Словом, выход один — кончать жизнь. Тогда он написал письмо Правительству. Сколько помню, разносили мы их (и печатала ему эти письма я, несмотря на жестокое противодействие Шиловского) по семи адресам. Кажется, адресатами были: Сталин, Молотов, Каганович, Калинин, Ягода, Бубнов (нарком тогда просвещения) и Ф. Кон. Письмо в окончательной форме было написано 28 марта, а разносили мы его 31-го и 1 апреля (1930 года).
3 апреля, когда я как раз была у М. А. на Пироговской, туда пришли Ф. Кнорре и П. Соколов (первый, кажется, завлит ТРАМа, а второй — директор) с уговорами, чтобы М. А. поступил режиссером в ТРАМ. Я сидела в спаленке, а М. А. их принимал у себя в кабинете. Но ежеминутно прибегал за советом. В конце концов я вышла, и мы составили договор, который я и записала, о поступлении М. А. в ТРАМ. И он начал там работать. А 18-го апреля часов в 6–7 вечера он прибежал, взволнованный, в нашу квартиру (с Шиловским) на Большом Ржевском и рассказал следующее.
Он лег после обеда, как всегда спать, но тут же раздался телефонный звонок и Люба его подозвала, сказав, что из ЦК спрашивают.

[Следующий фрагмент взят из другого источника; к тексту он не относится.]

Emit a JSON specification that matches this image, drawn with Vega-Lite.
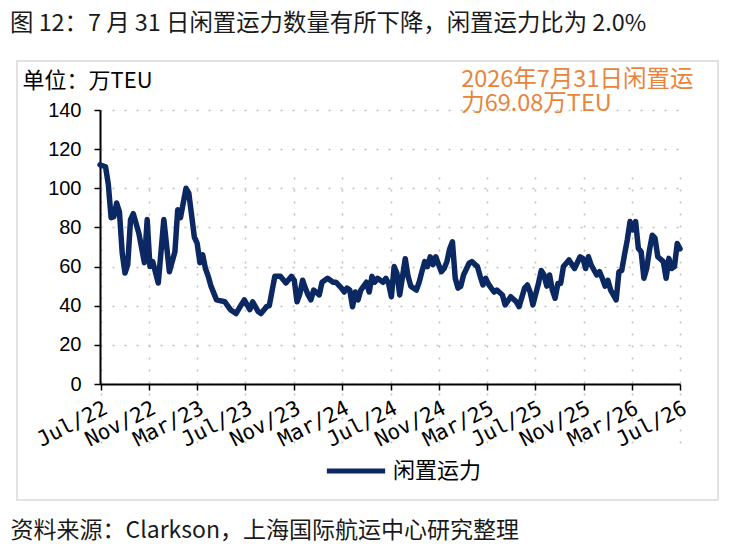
{
  "$schema": "https://vega.github.io/schema/vega-lite/v6.json",
  "width": 701,
  "height": 439,
  "autosize": {"type": "none"},
  "padding": {"left": 17, "top": 61, "right": 16, "bottom": 47},
  "background": "white",
  "title": {
    "text": "图 12：7 月 31 日闲置运力数量有所下降，闲置运力比为 2.0%",
    "anchor": "start",
    "frame": "group",
    "dx": -7,
    "dy": 24,
    "offset": 31,
    "baseline": "alphabetic",
    "font": "Noto Sans CJK SC",
    "fontSize": 23.4,
    "fontWeight": "normal",
    "color": "#1a1a1a"
  },
  "config": {
    "font": "Noto Sans CJK SC",
    "view": {"stroke": "#D9D9D9", "strokeWidth": 1.5}
  },
  "layer": [
    {
      "data": {
        "values": [
          {"d": "2022-07-29", "v": 112}, {"d": "2022-08-12", "v": 111}, {"d": "2022-08-19", "v": 102},
          {"d": "2022-08-26", "v": 85}, {"d": "2022-09-02", "v": 85.5}, {"d": "2022-09-09", "v": 92.5},
          {"d": "2022-09-16", "v": 88}, {"d": "2022-09-23", "v": 67}, {"d": "2022-09-30", "v": 56.7},
          {"d": "2022-10-07", "v": 61}, {"d": "2022-10-14", "v": 84}, {"d": "2022-10-21", "v": 87},
          {"d": "2022-11-04", "v": 77}, {"d": "2022-11-18", "v": 62}, {"d": "2022-11-25", "v": 84},
          {"d": "2022-12-02", "v": 60}, {"d": "2022-12-09", "v": 62.5}, {"d": "2022-12-23", "v": 51.6},
          {"d": "2023-01-06", "v": 84}, {"d": "2023-01-20", "v": 57.4}, {"d": "2023-02-03", "v": 67.6},
          {"d": "2023-02-10", "v": 89}, {"d": "2023-02-17", "v": 85}, {"d": "2023-03-03", "v": 100},
          {"d": "2023-03-10", "v": 97.5}, {"d": "2023-03-24", "v": 75}, {"d": "2023-03-31", "v": 72},
          {"d": "2023-04-07", "v": 62}, {"d": "2023-04-14", "v": 66}, {"d": "2023-04-21", "v": 59},
          {"d": "2023-04-28", "v": 55}, {"d": "2023-05-05", "v": 50}, {"d": "2023-05-19", "v": 43},
          {"d": "2023-06-09", "v": 42}, {"d": "2023-06-23", "v": 38}, {"d": "2023-07-07", "v": 36},
          {"d": "2023-07-28", "v": 43}, {"d": "2023-08-11", "v": 38}, {"d": "2023-08-18", "v": 42},
          {"d": "2023-09-01", "v": 37}, {"d": "2023-09-08", "v": 36}, {"d": "2023-09-22", "v": 39.5},
          {"d": "2023-09-29", "v": 40}, {"d": "2023-10-13", "v": 55}, {"d": "2023-10-27", "v": 55},
          {"d": "2023-11-10", "v": 51.6}, {"d": "2023-11-24", "v": 55}, {"d": "2023-12-01", "v": 53},
          {"d": "2023-12-08", "v": 42}, {"d": "2023-12-15", "v": 46}, {"d": "2023-12-22", "v": 53},
          {"d": "2023-12-29", "v": 49}, {"d": "2024-01-05", "v": 45.5}, {"d": "2024-01-12", "v": 43},
          {"d": "2024-01-19", "v": 48}, {"d": "2024-02-02", "v": 45.5}, {"d": "2024-02-09", "v": 52},
          {"d": "2024-02-23", "v": 54}, {"d": "2024-03-08", "v": 52}, {"d": "2024-03-15", "v": 52},
          {"d": "2024-03-29", "v": 49}, {"d": "2024-04-05", "v": 47}, {"d": "2024-04-12", "v": 49},
          {"d": "2024-04-19", "v": 48}, {"d": "2024-04-26", "v": 39.5}, {"d": "2024-05-03", "v": 47},
          {"d": "2024-05-10", "v": 43}, {"d": "2024-05-17", "v": 48}, {"d": "2024-05-31", "v": 52},
          {"d": "2024-06-07", "v": 47}, {"d": "2024-06-14", "v": 55}, {"d": "2024-06-21", "v": 52},
          {"d": "2024-06-28", "v": 54}, {"d": "2024-07-12", "v": 52}, {"d": "2024-07-19", "v": 54},
          {"d": "2024-07-26", "v": 51.4}, {"d": "2024-08-02", "v": 44.6}, {"d": "2024-08-09", "v": 60},
          {"d": "2024-08-16", "v": 56.6}, {"d": "2024-08-23", "v": 45.5}, {"d": "2024-09-06", "v": 64},
          {"d": "2024-09-13", "v": 55}, {"d": "2024-09-20", "v": 50}, {"d": "2024-10-04", "v": 48},
          {"d": "2024-10-11", "v": 52}, {"d": "2024-10-18", "v": 57.4}, {"d": "2024-10-25", "v": 62.5},
          {"d": "2024-11-01", "v": 60}, {"d": "2024-11-08", "v": 65}, {"d": "2024-11-15", "v": 61},
          {"d": "2024-11-22", "v": 65}, {"d": "2024-11-29", "v": 61}, {"d": "2024-12-06", "v": 57.4},
          {"d": "2024-12-13", "v": 59}, {"d": "2024-12-20", "v": 62.5}, {"d": "2024-12-27", "v": 69},
          {"d": "2025-01-03", "v": 72.7}, {"d": "2025-01-10", "v": 54}, {"d": "2025-01-17", "v": 49},
          {"d": "2025-01-24", "v": 50}, {"d": "2025-01-31", "v": 55.7}, {"d": "2025-02-14", "v": 61.7},
          {"d": "2025-02-21", "v": 62.5}, {"d": "2025-03-07", "v": 60}, {"d": "2025-03-14", "v": 55},
          {"d": "2025-03-21", "v": 50.6}, {"d": "2025-03-28", "v": 54}, {"d": "2025-04-04", "v": 51},
          {"d": "2025-04-11", "v": 49}, {"d": "2025-04-18", "v": 47}, {"d": "2025-04-25", "v": 48},
          {"d": "2025-05-09", "v": 45.5}, {"d": "2025-05-16", "v": 40.4}, {"d": "2025-05-30", "v": 44.6},
          {"d": "2025-06-13", "v": 42}, {"d": "2025-06-20", "v": 39.5}, {"d": "2025-07-04", "v": 49},
          {"d": "2025-07-11", "v": 50.6}, {"d": "2025-07-18", "v": 47}, {"d": "2025-07-25", "v": 40.4},
          {"d": "2025-08-08", "v": 51.4}, {"d": "2025-08-15", "v": 58}, {"d": "2025-08-22", "v": 55.7},
          {"d": "2025-08-29", "v": 50}, {"d": "2025-09-05", "v": 55.7}, {"d": "2025-09-12", "v": 48},
          {"d": "2025-09-19", "v": 43.8}, {"d": "2025-09-26", "v": 51.4}, {"d": "2025-10-03", "v": 51.4},
          {"d": "2025-10-10", "v": 60}, {"d": "2025-10-24", "v": 63.4}, {"d": "2025-11-07", "v": 59},
          {"d": "2025-11-21", "v": 65}, {"d": "2025-11-28", "v": 64.2}, {"d": "2025-12-05", "v": 59},
          {"d": "2025-12-12", "v": 65}, {"d": "2025-12-19", "v": 60.8}, {"d": "2026-01-02", "v": 55.7},
          {"d": "2026-01-09", "v": 57.4}, {"d": "2026-01-16", "v": 54}, {"d": "2026-01-23", "v": 50},
          {"d": "2026-01-30", "v": 53}, {"d": "2026-02-06", "v": 48}, {"d": "2026-02-20", "v": 43},
          {"d": "2026-02-27", "v": 57.4}, {"d": "2026-03-06", "v": 58}, {"d": "2026-03-13", "v": 66},
          {"d": "2026-03-20", "v": 73.6}, {"d": "2026-03-27", "v": 83}, {"d": "2026-04-03", "v": 78.7},
          {"d": "2026-04-10", "v": 83}, {"d": "2026-04-17", "v": 69.3}, {"d": "2026-04-24", "v": 67.6},
          {"d": "2026-05-01", "v": 54}, {"d": "2026-05-08", "v": 59}, {"d": "2026-05-15", "v": 68.5},
          {"d": "2026-05-22", "v": 76}, {"d": "2026-05-29", "v": 74.5}, {"d": "2026-06-05", "v": 65},
          {"d": "2026-06-19", "v": 62.5}, {"d": "2026-06-26", "v": 54}, {"d": "2026-07-03", "v": 64.2},
          {"d": "2026-07-10", "v": 59}, {"d": "2026-07-17", "v": 60}, {"d": "2026-07-24", "v": 71.8},
          {"d": "2026-07-31", "v": 69.08}
        ]
      },
      "mark": {"type": "line", "strokeWidth": 5.5, "strokeJoin": "round", "strokeCap": "round"},
      "encoding": {
        "x": {
          "field": "d",
          "type": "temporal",
          "scale": {
            "type": "utc",
            "domain": [
              {"year": 2022, "month": 7, "date": 29, "utc": true},
              {"year": 2026, "month": 7, "date": 31, "utc": true}
            ],
            "range": [83, 663]
          },
          "axis": {
            "values": [
              {"year": 2022, "month": 7, "date": 31, "utc": true},
              {"year": 2022, "month": 9, "date": 30, "utc": true},
              {"year": 2022, "month": 11, "date": 30, "utc": true},
              {"year": 2023, "month": 1, "date": 31, "utc": true},
              {"year": 2023, "month": 3, "date": 31, "utc": true},
              {"year": 2023, "month": 5, "date": 31, "utc": true},
              {"year": 2023, "month": 7, "date": 31, "utc": true},
              {"year": 2023, "month": 9, "date": 30, "utc": true},
              {"year": 2023, "month": 11, "date": 30, "utc": true},
              {"year": 2024, "month": 1, "date": 31, "utc": true},
              {"year": 2024, "month": 3, "date": 31, "utc": true},
              {"year": 2024, "month": 5, "date": 31, "utc": true},
              {"year": 2024, "month": 7, "date": 31, "utc": true},
              {"year": 2024, "month": 9, "date": 30, "utc": true},
              {"year": 2024, "month": 11, "date": 30, "utc": true},
              {"year": 2025, "month": 1, "date": 31, "utc": true},
              {"year": 2025, "month": 3, "date": 31, "utc": true},
              {"year": 2025, "month": 5, "date": 31, "utc": true},
              {"year": 2025, "month": 7, "date": 31, "utc": true},
              {"year": 2025, "month": 9, "date": 30, "utc": true},
              {"year": 2025, "month": 11, "date": 30, "utc": true},
              {"year": 2026, "month": 1, "date": 31, "utc": true},
              {"year": 2026, "month": 3, "date": 31, "utc": true},
              {"year": 2026, "month": 5, "date": 31, "utc": true},
              {"year": 2026, "month": 7, "date": 31, "utc": true}
            ],
            "offset": -116,
            "labelExpr": "indexof([6,10,2], utcmonth(datum.value)) >= 0 ? utcFormat(datum.value, '%b/%y') : ''",
            "labelAngle": -27,
            "labelAlign": "right",
            "labelBaseline": "top",
            "labelFont": "DejaVu Sans Mono",
            "labelFontSize": 21,
            "labelColor": "#000",
            "labelPadding": 7,
            "labelOverlap": false,
            "labelBound": false,
            "labelFlush": false,
            "tickSize": 6,
            "tickColor": "#000",
            "tickWidth": 1.5,
            "domainColor": "#000",
            "domainWidth": 2,
            "grid": true,
            "gridColor": "#BFBFBF",
            "gridWidth": 1.5,
            "gridDash": [2, 10],
            "gridOpacity": {"condition": {"test": "indexof([6,10,2], utcmonth(datum.value)) >= 0", "value": 1}, "value": 0},
            "title": "资料来源：Clarkson，上海国际航运中心研究整理",
            "titleX": -7,
            "titleY": 153,
            "titleAlign": "left",
            "titleBaseline": "alphabetic",
            "titleFont": "Noto Sans CJK SC",
            "titleFontSize": 23,
            "titleFontWeight": "normal",
            "titleColor": "#1a1a1a"
          }
        },
        "y": {
          "field": "v",
          "type": "quantitative",
          "scale": {"domain": [0, 140], "range": [323, 49], "nice": false},
          "axis": {
            "values": [0, 20, 40, 60, 80, 100, 120, 140],
            "offset": -83,
            "labelFont": "Liberation Sans",
            "labelFontSize": 20,
            "labelColor": "#000",
            "labelPadding": 13,
            "tickSize": 6,
            "tickColor": "#000",
            "tickWidth": 1.5,
            "domainColor": "#000",
            "domainWidth": 2,
            "grid": true,
            "gridColor": "#BFBFBF",
            "gridWidth": 1.5,
            "gridDash": [2, 10],
            "title": "单位：万TEU",
            "titleAngle": 0,
            "titleX": -78,
            "titleY": 26,
            "titleAlign": "left",
            "titleBaseline": "alphabetic",
            "titleFont": "Noto Sans CJK SC",
            "titleFontSize": 22,
            "titleFontWeight": "normal",
            "titleColor": "#000"
          }
        },
        "color": {
          "datum": "闲置运力",
          "type": "nominal",
          "scale": {"range": ["#0B2862"]},
          "legend": {
            "orient": "none",
            "legendX": 307,
            "legendY": 378,
            "title": null,
            "padding": 0,
            "symbolType": "stroke",
            "symbolSize": 3400,
            "symbolStrokeWidth": 5,
            "labelFont": "Noto Sans CJK SC",
            "labelFontSize": 22,
            "labelColor": "#000",
            "labelOffset": 5
          }
        }
      }
    },
    {
      "data": {"values": [{"note": "annotation"}]},
      "mark": {
        "type": "text",
        "align": "left",
        "baseline": "top",
        "font": "Noto Sans CJK SC",
        "fontSize": 23.5,
        "lineHeight": 24,
        "color": "#E8843C"
      },
      "encoding": {
        "x": {"datum": {"year": 2025, "month": 1, "date": 25, "utc": true}, "type": "temporal"},
        "y": {"datum": 161.5, "type": "quantitative"},
        "text": {"value": ["2026年7月31日闲置运", "力69.08万TEU"]}
      }
    }
  ]
}
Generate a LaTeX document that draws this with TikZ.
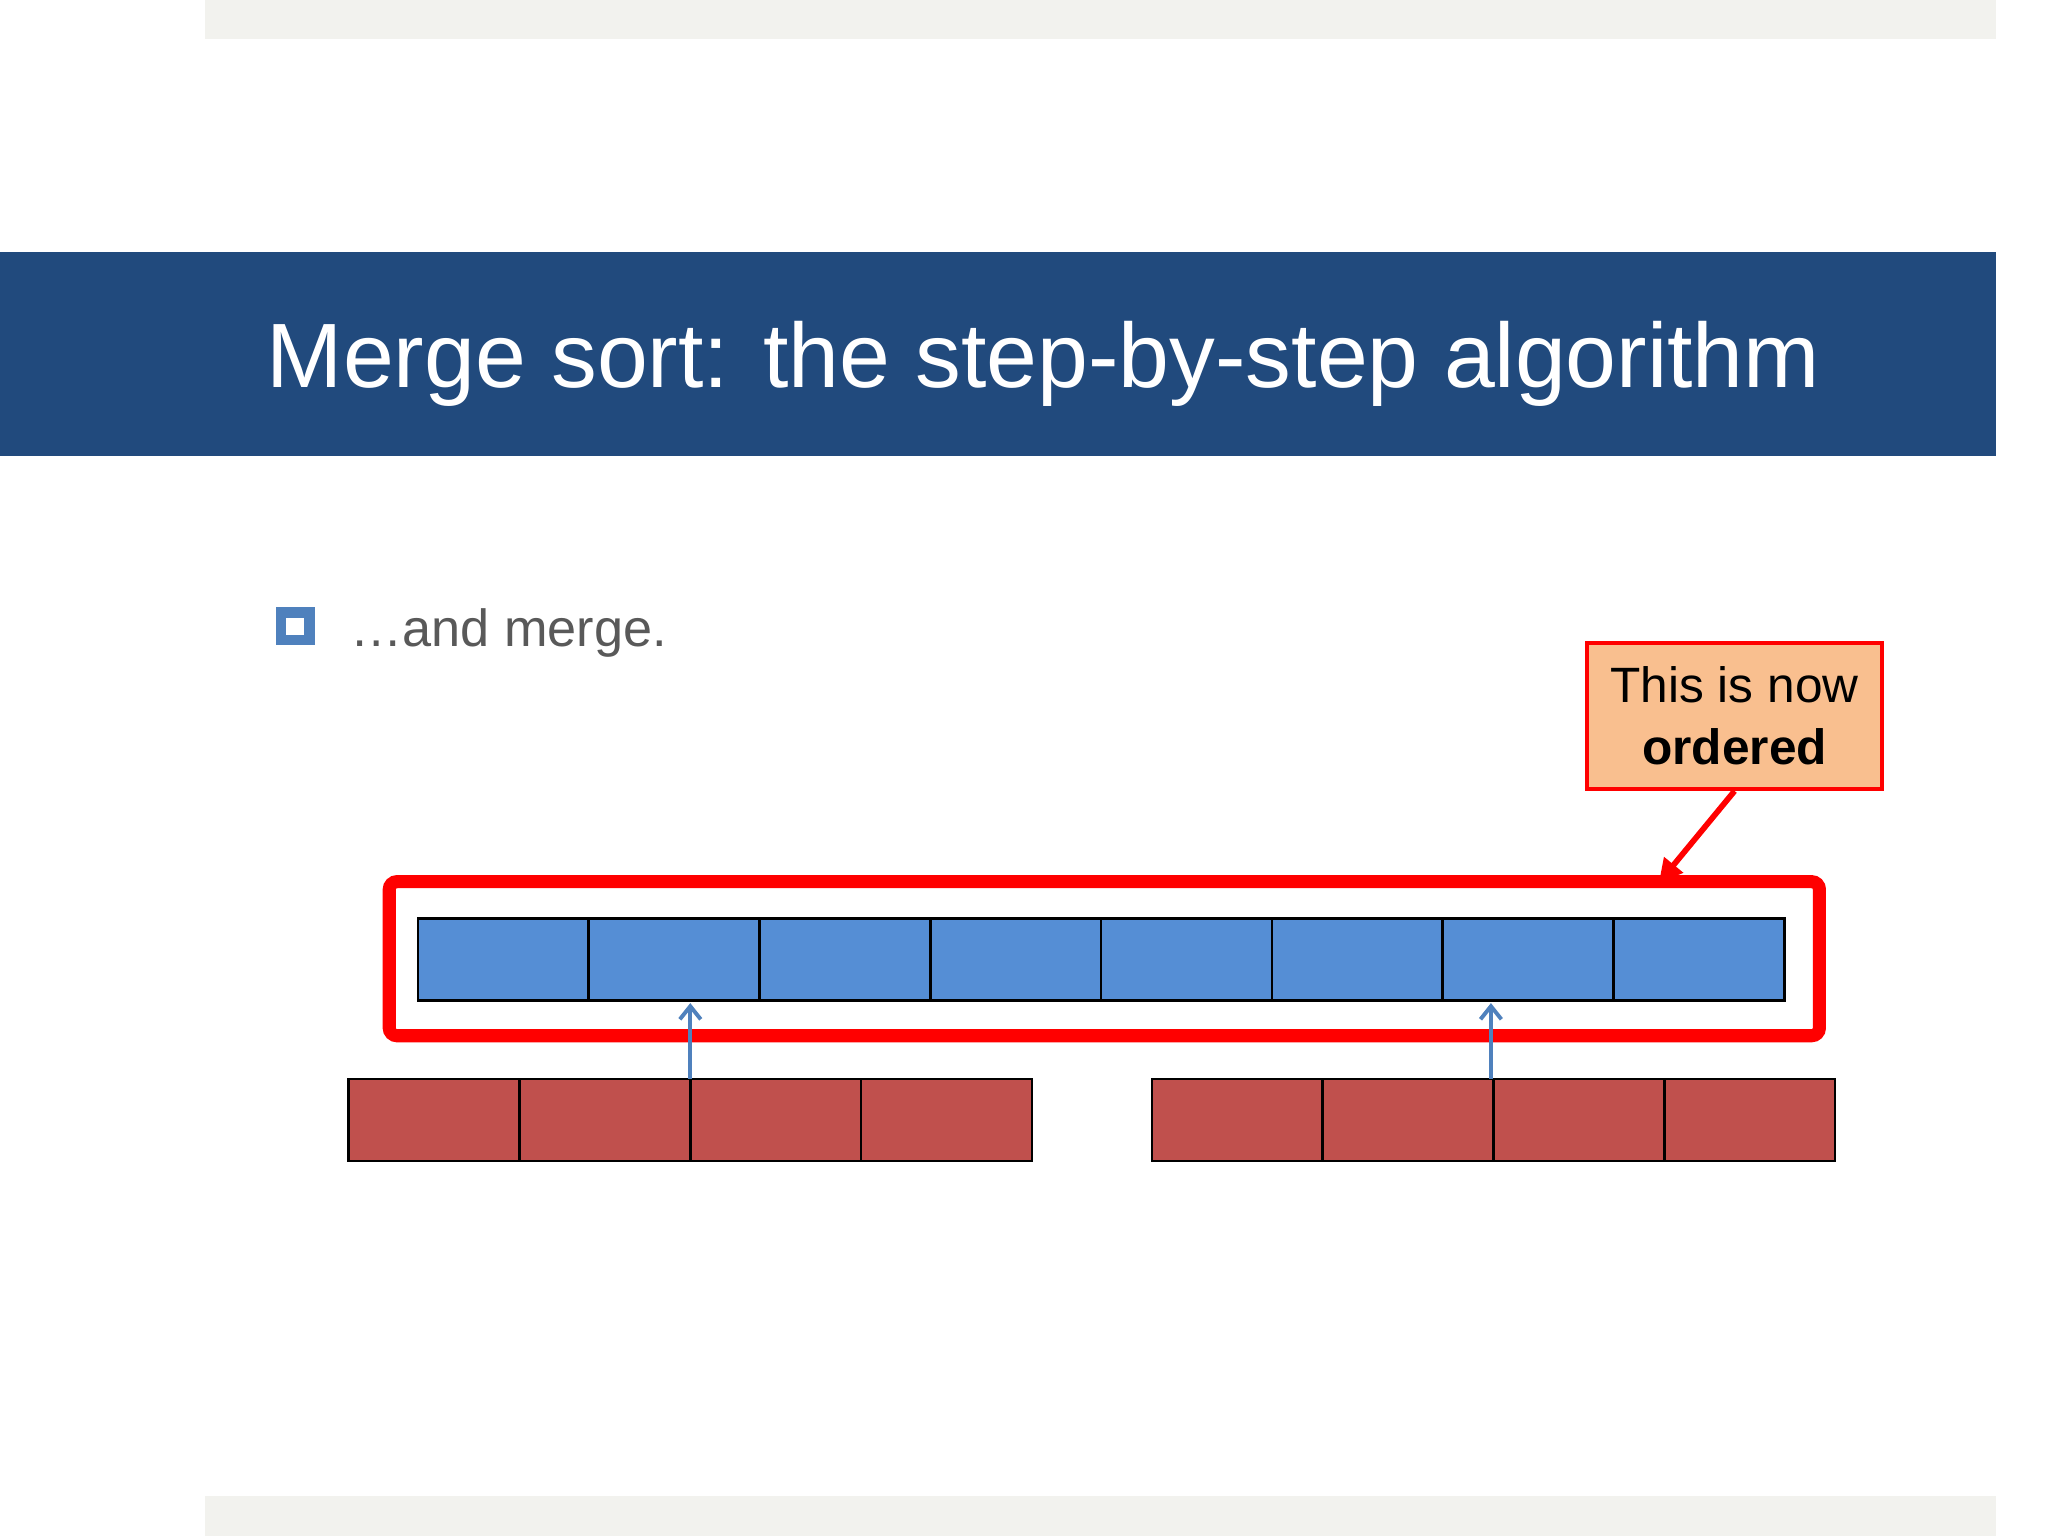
\documentclass[tikz,border=0pt]{standalone}
\usepackage{fontspec}
\setmainfont{Liberation Sans}
\usetikzlibrary{arrows.meta}
\definecolor{titlebg}{HTML}{214A7D}
\definecolor{bandgray}{HTML}{F2F2EE}
\definecolor{cellblue}{HTML}{558ED5}
\definecolor{cellred}{HTML}{C0504D}
\definecolor{arrowblue}{HTML}{4F81BD}
\definecolor{callfill}{HTML}{F9BF8F}
\definecolor{txtgray}{HTML}{595959}
\tikzset{
  bcell/.style={draw=black,line width=1pt,fill=cellblue,minimum width=65.4pt,minimum height=31.5pt,inner sep=0,outer sep=0},
  rcell/.style={draw=black,line width=1pt,fill=cellred,minimum width=65.4pt,minimum height=31.5pt,inner sep=0,outer sep=0},
  uparrow/.style={draw=arrowblue,line width=1.5pt,-{Straight Barb[length=5pt,width=8pt]}}
}
\begin{document}
\begin{tikzpicture}[x=0.5pt,y=-0.5pt]
\useasboundingbox[fill=white] (0,0) rectangle (1568,1176);
\fill[bandgray] (157,0) rectangle (1528,30);
\fill[bandgray] (157,1145) rectangle (1528,1176);
\fill[titlebg] (0,193) rectangle (1528,349);
\node[anchor=base west,text=white,font=\fontsize{35}{40}\selectfont,inner sep=0] (title) at (204,297) {Merge sort: the step-by-step algorithm};
\fill[arrowblue] (211,465) rectangle (241,494);
\fill[white] (219,473) rectangle (233,486);
\node[anchor=base west,text=txtgray,font=\fontsize{20}{24}\selectfont,inner sep=0] (bullet) at (268,495) {\ldots and merge.};
\node[draw=red,line width=1.6pt,fill=callfill,minimum width=113pt,minimum height=56pt,align=center,font=\fontsize{19}{24}\selectfont,inner sep=0] (call) at (1328,548) {This is now\\\textbf{ordered}};
\draw[red,line width=5pt,rounded corners=3pt] (298,675) rectangle (1393,793);
\foreach \i in {0,...,7} {
  \node[bcell,anchor=north west] (b\i) at ({320+\i*130.75},703) {};
}
\foreach \i in {0,...,3} {
  \node[rcell,anchor=north west] (l\i) at ({267+\i*130.75},826) {};
  \node[rcell,anchor=north west] (r\i) at ({882+\i*130.75},826) {};
}
\coordinate (redtip) at (1270,676);
\draw[red,line width=2.2pt,-{Triangle[length=9pt,width=9pt]}] (call.south) -- (redtip);
\draw[uparrow] (l2.north west) -- ++(0,-58);
\draw[uparrow] (r2.north west) ++(-2,0) -- ++(0,-58);
\end{tikzpicture}
\end{document}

М. А. не поверил, решил, что розыгрыш (тогда это проделывалось) и взъерошенный, раздраженный взялся за трубку и услышал:
— Михаил Афанасьевич Булгаков?
— Да, да.
— Сейчас с Вами товарищ Сталин будет говорить.
— Что? Сталин? Сталин?
И тут же услышал голос с явным грузинским акцентом:
— Да, с вами Сталин говорит. Здравствуйте, товарищ Булгаков (или — Михаил Афанасьевич — не помню точно).